Ziad came four months ago and has no news about his home in rebel-controlled territory. His children go to the free Syrian school, a half-hour’s climb up a steep flight of steps. The bus is too expensive.

Fifteen people are living in the flat upstairs in the poorly finished building. Ayman, an accountant with the Central Bank of Syria, his brother-in-law, wives, their mother, Khadija, and 10 children sleep on sofas and thin mattresses on the floor. Blankets are piled in a corner. The children play on the tiny balcony.

“I brought my family here and will go home to get my $200 salary,” Ayman says in English. “When I come back I’ll look for work.”

Khadija, a gaunt woman in headscarves and green velvet gown who came two months ago, complains: “We registered with the mukhtar , or local official, but only people with wasta , or influence, get help.”


Camps along road
They are well off compared to Syrians living in Ib Elias, a town in the western Bekaa Valley where the highway is flanked by camps the Lebanese authorities claim do not exist.
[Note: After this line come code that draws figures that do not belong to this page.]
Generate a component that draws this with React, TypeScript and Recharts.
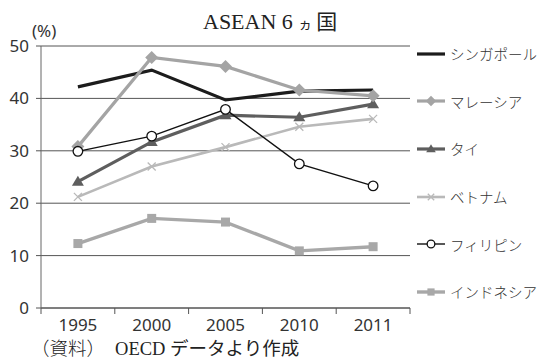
import React from 'react';
import { LineChart, Line, XAxis, YAxis, CartesianGrid } from 'recharts';

const years = ['1995', '2000', '2005', '2010', '2011'];
const singapore = [42.2, 45.4, 39.7, 41.4, 41.6];
const malaysia = [30.8, 47.8, 46.1, 41.6, 40.5];
const thailand = [24.1, 31.7, 36.8, 36.4, 38.9];
const vietnam = [21.2, 27.0, 30.7, 34.6, 36.1];
const philippines = [29.9, 32.8, 37.9, 27.5, 23.3];
const indonesia = [12.3, 17.1, 16.4, 10.9, 11.7];
const yTicks = [0, 10, 20, 30, 40, 50];
const titleLatin = 'ASEAN 6 ';
const titleJp = 'ヵ国';
const sourceLabel = '（資料）';
const sourceText = 'OECD データより作成';
const unit = '(%)';

const data = years.map((y, i) => ({
  year: y,
  sg: singapore[i],
  my: malaysia[i],
  th: thailand[i],
  vn: vietnam[i],
  ph: philippines[i],
  id: indonesia[i],
}));

const SANS = "'Noto Sans', 'Noto Sans CJK JP', sans-serif";
const JP = "'Noto Sans CJK JP', 'Noto Sans', sans-serif";
const SERIF = "'Liberation Serif', 'DejaVu Serif', 'Noto Sans CJK JP', serif";

type Shape = 'none' | 'diamond' | 'triangle' | 'cross' | 'circle' | 'square';

const Marker = ({ cx, cy, shape, color, scale = 1 }: { cx: number; cy: number; shape: Shape; color: string; scale?: number }) => {
  if (cx == null || cy == null) return null;
  if (shape === 'diamond') {
    const s = 6.5 * scale;
    return <path d={`M${cx},${cy - s}L${cx + s},${cy}L${cx},${cy + s}L${cx - s},${cy}Z`} fill={color} />;
  }
  if (shape === 'triangle') {
    const w = 6 * scale;
    const h = 10 * scale;
    return <path d={`M${cx},${cy - h * 0.6}L${cx + w},${cy + h * 0.4}L${cx - w},${cy + h * 0.4}Z`} fill={color} />;
  }
  if (shape === 'cross') {
    const s = 4 * scale;
    return (
      <path d={`M${cx - s},${cy - s}L${cx + s},${cy + s}M${cx - s},${cy + s}L${cx + s},${cy - s}`} stroke={color} strokeWidth={1.3} fill="none" />
    );
  }
  if (shape === 'circle') {
    return <circle cx={cx} cy={cy} r={4.8 * scale} fill="#fff" stroke={color} strokeWidth={1.3} />;
  }
  if (shape === 'square') {
    const s = 4.5 * scale;
    return <rect x={cx - s} y={cy - s} width={2 * s} height={2 * s} fill={color} />;
  }
  return null;
};

type Series = { key: string; name: string; color: string; width: number; shape: Shape };

const legendSeries: Series[] = [
  { key: 'sg', name: 'シンガポール', color: '#1c1c1c', width: 3.2, shape: 'none' },
  { key: 'my', name: 'マレーシア', color: '#a4a4a4', width: 3.2, shape: 'diamond' },
  { key: 'th', name: 'タイ', color: '#5e5e5e', width: 3.2, shape: 'triangle' },
  { key: 'vn', name: 'ベトナム', color: '#b9b9b9', width: 2.6, shape: 'cross' },
  { key: 'ph', name: 'フィリピン', color: '#111111', width: 1.4, shape: 'circle' },
  { key: 'id', name: 'インドネシア', color: '#a8a8a8', width: 3.4, shape: 'square' },
];

const drawOrder = ['sg', 'vn', 'th', 'id', 'my', 'ph'];

const XTick = (props: any) => {
  const { x, y, payload, index, visibleTicksCount, width } = props;
  const band = width && visibleTicksCount ? width / visibleTicksCount : 74;
  const left = x - band / 2;
  const right = x + band / 2;
  return (
    <g>
      <line x1={left} x2={left} y1={y} y2={y + 6} stroke="#555" strokeWidth={1} />
      {index === visibleTicksCount - 1 && <line x1={right} x2={right} y1={y} y2={y + 6} stroke="#555" strokeWidth={1} />}
      <text x={x} y={y + 23} textAnchor="middle" fontSize={17} fill="#333" fontFamily={SANS}>
        {payload.value}
      </text>
    </g>
  );
};

export default function App() {
  return (
    <div style={{ position: 'absolute', left: 0, top: 0, width: 544, height: 361, background: '#fff', overflow: 'hidden' }}>
      <LineChart width={544} height={361} data={data} margin={{ top: 46, right: 134, bottom: 0, left: 0 }}>
        <CartesianGrid vertical={false} stroke="#555" strokeWidth={1} />
        <XAxis
          dataKey="year"
          scale="band"
          interval={0}
          tickLine={false}
          tickSize={0}
          tickMargin={0}
          height={53}
          axisLine={{ stroke: '#555', strokeWidth: 1 }}
          tick={<XTick />}
        />
        <YAxis
          domain={[0, 50]}
          ticks={yTicks}
          interval={0}
          width={41}
          tickSize={5}
          tickMargin={7}
          axisLine={{ stroke: '#666', strokeWidth: 1 }}
          tickLine={{ stroke: '#555' }}
          tick={{ fill: '#333', fontSize: 17, fontFamily: SANS }}
        />
        {drawOrder.map((k) => {
          const s = legendSeries.find((d) => d.key === k)!;
          return (
            <Line
              key={s.key}
              dataKey={s.key}
              name={s.name}
              stroke={s.color}
              strokeWidth={s.width}
              isAnimationActive={false}
              strokeLinejoin="miter"
              dot={(p: any) => <Marker key={`${s.key}-${p.index}`} cx={p.cx} cy={p.cy} shape={s.shape} color={s.color} />}
              activeDot={false}
            />
          );
        })}
      </LineChart>

      <svg width={544} height={361} style={{ position: 'absolute', left: 0, top: 0, pointerEvents: 'none' }}>
        <text x={203} y={28.5} fontFamily={SERIF} fontSize={22} fill="#222">
          {titleLatin}
          <tspan fontFamily={JP} fontSize={14}>{titleJp.slice(0, 1)}</tspan>
          <tspan fontFamily={JP} fontSize={21} dx={4}>{titleJp.slice(1)}</tspan>
        </text>
        <text x={32} y={37} fontFamily={SANS} fontSize={17} fill="#333">
          {unit}
        </text>
        <text x={31} y={355} fontFamily={SERIF} fontSize={18.5} fill="#222">
          <tspan fontFamily={JP} fontWeight={300}>{sourceLabel}</tspan>
          <tspan dx={10}>{sourceText}</tspan>
        </text>
      </svg>

      <div style={{ position: 'absolute', left: 417, top: 30 }}>
        {legendSeries.map((s) => (
          <div key={s.key} style={{ height: 47.6, display: 'flex', alignItems: 'center' }}>
            <svg width={28} height={14} style={{ display: 'block' }}>
              <line x1={0} x2={28} y1={7} y2={7} stroke={s.color} strokeWidth={s.width} />
              <Marker cx={14} cy={7} shape={s.shape} color={s.color} scale={0.8} />
            </svg>
            <span style={{ marginLeft: 5, fontFamily: JP, fontSize: 14.5, color: '#333', whiteSpace: 'nowrap', fontWeight: 300 }}>{s.name}</span>
          </div>
        ))}
      </div>
    </div>
  );
}
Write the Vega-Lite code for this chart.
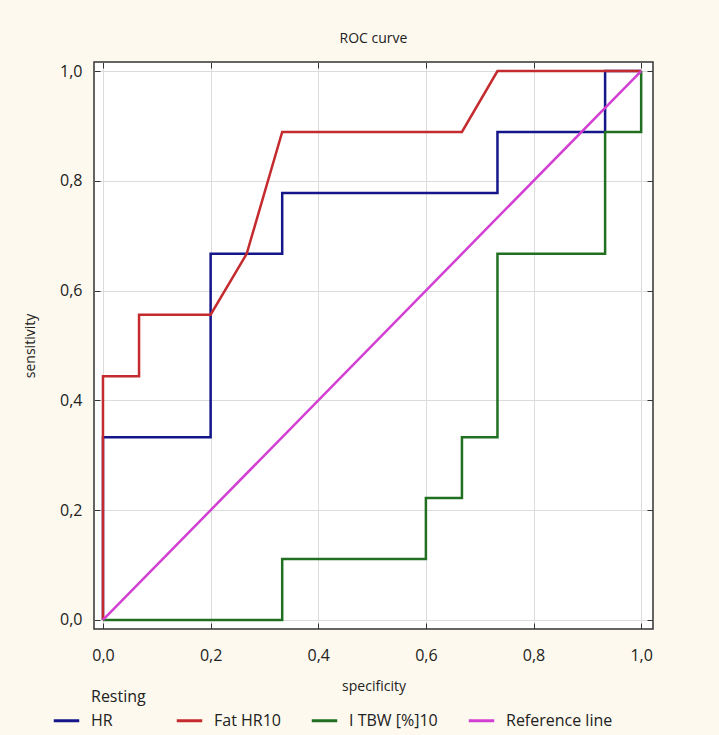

Next to St Thomas’s vineyard is a small settlement of Syrians from Aleppo’s countryside. Shelters are patchworks of plastic. Raw sewage pools in a hollow. A large dog roams among chickens and ducks. We sip sweet tea sitting on chairs set next to a pen housing sheep and goats: refugees all.

Two elderly women have tattoos on their chins, indicating they are of Bedouin stock.

Muhammad Shaaban, a thin unshaven man, says: “Sometimes we get work on a farm or building site. It’s winter, so even Lebanese don’t work.”